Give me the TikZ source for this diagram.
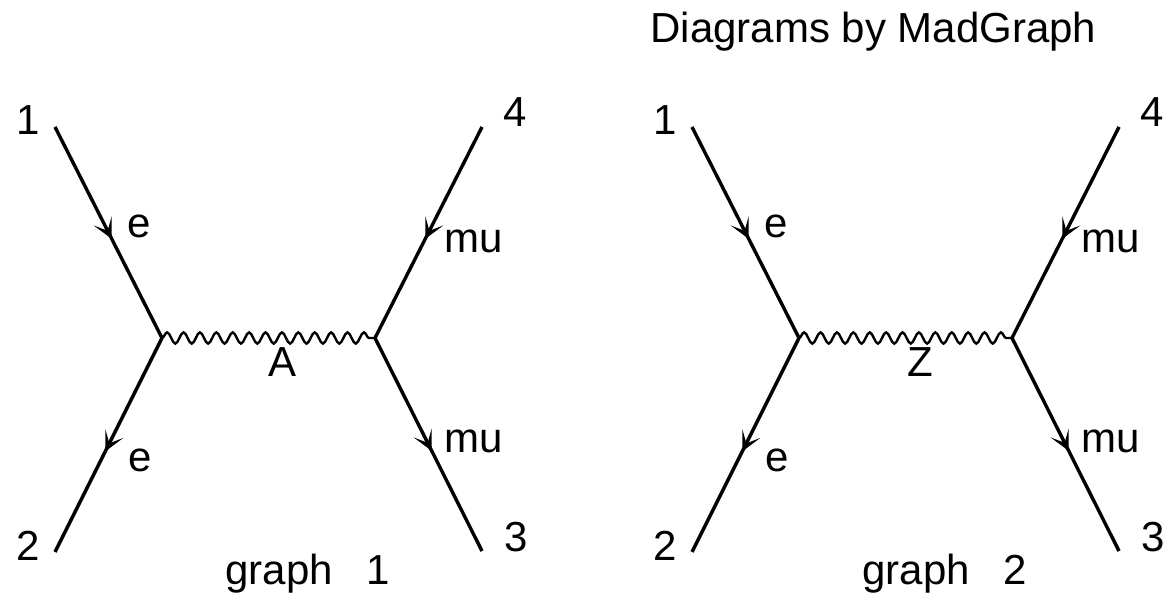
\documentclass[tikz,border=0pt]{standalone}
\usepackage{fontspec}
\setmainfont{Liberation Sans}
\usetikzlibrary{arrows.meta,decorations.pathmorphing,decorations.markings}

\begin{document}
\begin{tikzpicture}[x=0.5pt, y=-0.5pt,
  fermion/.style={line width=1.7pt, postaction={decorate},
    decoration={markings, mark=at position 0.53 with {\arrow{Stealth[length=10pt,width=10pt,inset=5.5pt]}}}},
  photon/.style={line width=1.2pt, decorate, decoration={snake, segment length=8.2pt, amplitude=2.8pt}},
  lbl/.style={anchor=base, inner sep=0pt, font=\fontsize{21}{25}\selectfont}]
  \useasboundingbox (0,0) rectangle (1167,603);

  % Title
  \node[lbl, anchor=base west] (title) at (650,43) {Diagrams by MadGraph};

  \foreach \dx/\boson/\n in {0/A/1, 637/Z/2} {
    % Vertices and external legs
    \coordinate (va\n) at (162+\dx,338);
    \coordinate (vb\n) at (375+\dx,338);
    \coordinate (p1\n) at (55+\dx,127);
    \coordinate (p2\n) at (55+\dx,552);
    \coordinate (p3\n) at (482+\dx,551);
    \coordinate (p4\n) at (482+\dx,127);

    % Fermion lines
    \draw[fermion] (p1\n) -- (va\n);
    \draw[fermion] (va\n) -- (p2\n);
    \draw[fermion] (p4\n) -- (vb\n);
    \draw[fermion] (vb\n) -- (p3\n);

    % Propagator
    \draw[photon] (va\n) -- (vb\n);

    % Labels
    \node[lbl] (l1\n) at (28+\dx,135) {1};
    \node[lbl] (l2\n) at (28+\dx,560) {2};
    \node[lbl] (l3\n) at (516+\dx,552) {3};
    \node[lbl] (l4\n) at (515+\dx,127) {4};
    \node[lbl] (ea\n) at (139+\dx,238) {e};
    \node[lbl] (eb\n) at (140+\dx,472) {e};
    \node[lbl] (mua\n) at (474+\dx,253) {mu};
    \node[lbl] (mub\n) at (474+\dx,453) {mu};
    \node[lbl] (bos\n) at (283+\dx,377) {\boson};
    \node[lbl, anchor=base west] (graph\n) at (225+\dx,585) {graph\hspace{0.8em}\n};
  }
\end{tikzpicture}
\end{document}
•••••
__Problem to solve__:
Write out an exact copy of the listing, first line through the line containing "(va\n) -- (vb\n);", with the pictures left out.

__Exercise result__:
Give me the TikZ source for this diagram.
\documentclass[tikz,border=0pt]{standalone}
\usepackage{fontspec}
\setmainfont{Liberation Sans}
\usetikzlibrary{arrows.meta,decorations.pathmorphing,decorations.markings}

\begin{document}
\begin{tikzpicture}[x=0.5pt, y=-0.5pt,
  fermion/.style={line width=1.7pt, postaction={decorate},
    decoration={markings, mark=at position 0.53 with {\arrow{Stealth[length=10pt,width=10pt,inset=5.5pt]}}}},
  photon/.style={line width=1.2pt, decorate, decoration={snake, segment length=8.2pt, amplitude=2.8pt}},
  lbl/.style={anchor=base, inner sep=0pt, font=\fontsize{21}{25}\selectfont}]
  \useasboundingbox (0,0) rectangle (1167,603);

  % Title
  \node[lbl, anchor=base west] (title) at (650,43) {Diagrams by MadGraph};

  \foreach \dx/\boson/\n in {0/A/1, 637/Z/2} {
    % Vertices and external legs
    \coordinate (va\n) at (162+\dx,338);
    \coordinate (vb\n) at (375+\dx,338);
    \coordinate (p1\n) at (55+\dx,127);
    \coordinate (p2\n) at (55+\dx,552);
    \coordinate (p3\n) at (482+\dx,551);
    \coordinate (p4\n) at (482+\dx,127);

    % Fermion lines
    \draw[fermion] (p1\n) -- (va\n);
    \draw[fermion] (va\n) -- (p2\n);
    \draw[fermion] (p4\n) -- (vb\n);
    \draw[fermion] (vb\n) -- (p3\n);

    % Propagator
    \draw[photon] (va\n) -- (vb\n);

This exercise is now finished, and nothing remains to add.